Ведь дело в том, что опять же, вот смотрите, не надо тут предполагать… За Россией много грехов водится, и ей совершенно не нужно приписывать те, которых у нее нет. На самом деле до примерно рубежа веков… Самой этой тематике изоляции инвалидов, инвалидностей, особенностей и так далее, и тому подобное, вообще-то чуть-чуть больше ста лет. Потому что еще в конце XIX века никому в голову не приходило никого изолировать, и дети-инвалиды росли в семье среди обычных детей. И деревенский дурачок, если мог, то пас коров, а если нет, то его просто подкармливала вся деревня. И тогда ничего этого не было. Знаете, когда в Европе возникли сумасшедшие дома?

– Нет.

– Я нашла этому интереснейшее свидетельство. В романе «Граф Монте-Кристо» Александра Дюма, когда Вильфор предпринимает расследование относительно того, кто такой граф Монте-Кристо, который прячется то за аббатом Бузони и так далее, он обнаруживает, что одна из масок Монте-Кристо – это известный филантроп, который построил уникальную лечебницу для душевнобольных, одну из первых в Европе, которую никому не приходило в голову построить. Вот — смотрите по времени.

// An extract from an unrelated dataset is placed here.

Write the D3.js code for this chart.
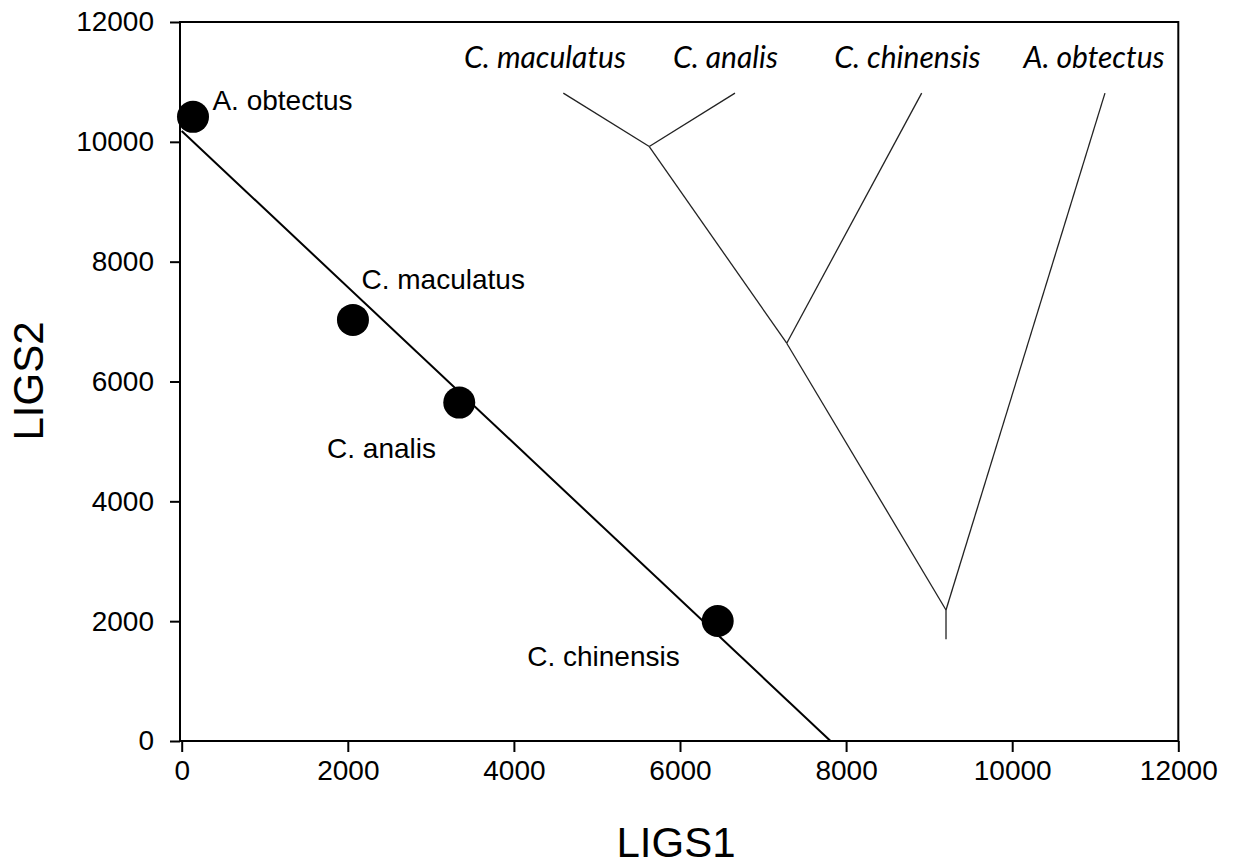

– У нас с вами есть, кажется, любимый роман – «Три мушкетера», да?

– Да. Я его знаю наизусть с любого места.

– И я. Вернемся к фонду «Выход». У многих возникает вопрос: как это так, Смирнова, такая успешная, такая востребованная, такая в порядке, и чего-то вдруг она занимается непонятно чем, какими-то дауновскими детьми. Что-то тут не так. И вы говорите по этому поводу: «Я очень благодарна судьбе, что она меня привела в благотворительность. Потому что, по крайней мере, я избавилась от совершенно чудовищного и грызущего, фрустрирующего чувства вины за то, что я живу хорошо». Почему это у русской интеллигенции как-то плохо жить хорошо, грех это, что ли, неприлично? Это сильно меня удивляет.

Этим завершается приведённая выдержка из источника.